Hall's Gap had been evacuated during the fires which had come within 2km of the little town. The community was just getting back on its feet after fire ripped through in 2006 burning much of the infrastructure and setting back the tourist industry for some years - and now they were going through it again. After a visit to the one "look out" which was still open we checked in and headed straight for the bar for a beer or two. Looking into the bar through a big window was the largest kangaroo that I had seen. We were warned that he could be aggressive and to stay out of his way. He was the Alpha male of the local mob. His girls were out in front of the motel eating up some grass and I got some nice pictures of them.
The next day we moved on to Warrnambool which is a nice seaside town. Its claim to fame is a colony of Little Penguins which live on an island just off the beach. They used to be called Fairy Penguins but had their name changed by deed poll because they felt it was a bit sexist. If you call them Fairy Penguins by mistake they can get a bit cross and come at you with their little handbags.
The journey to Warrnambool was through cattle country again. Large paddocks dotted with beautiful Red Gum trees also known as the widow makers. Apparently, the branches have a tendency to fall off without warning and many a poor farmer has been crushed while camping out. We also stopped off at a game reserve where we spotted some Koalas up a tree, some black swans and more Emus. We were hoping to see some snakes but none appeared. At Warrnambool we enjoyed the largest hotel room that we have ever had. It had a separate lounge with dining area, kitchen with washing machine and tumble dryer and a large bathroom with jacuzzi. The hotel was in a beautiful location with a river flowing into the sea just in front. There were Pelicans and other sea birds paddling in the river. We spent the afternoon on the beach and thought how lucky we we were to be spending a February afternoon soaking up the sun.
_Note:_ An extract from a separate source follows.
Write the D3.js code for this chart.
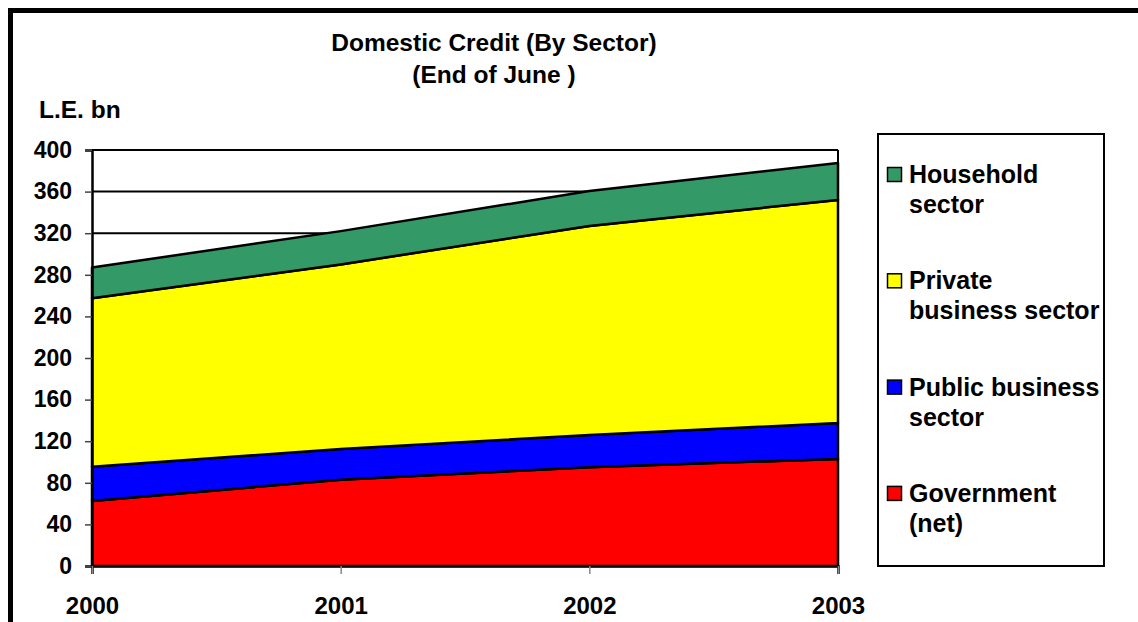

Our last day on the tour was spent travelling to Melbourne on the Great Ocean Road. We set off at 7am and arrived in Melbourne after 5 pm. The coastline was fantastic though. At the start was the Shipwreck Coast with hugh waves battering themselves against limestone and sandstone cliffs. We stopped to see the various rock formations including London Bridge (now partly fallen down) and the 12 apostles (now about 8). In the afternoon the coastline softened and the cliffs gave way to sandy beaches. The Great Ocean Road was built by soldiers returning from the Great War and is dedicated to the Australian losses between 1914 and 1918.
That evening we had our farewell dinner with the group and Stuart our CEO. It was an emotional affair for some. We will be meeting up with Richard and Heather and John in New Zealand as they will be joining our New Zealand tour in Aukland. In the meantime 2 days in Melbourne to enjoy.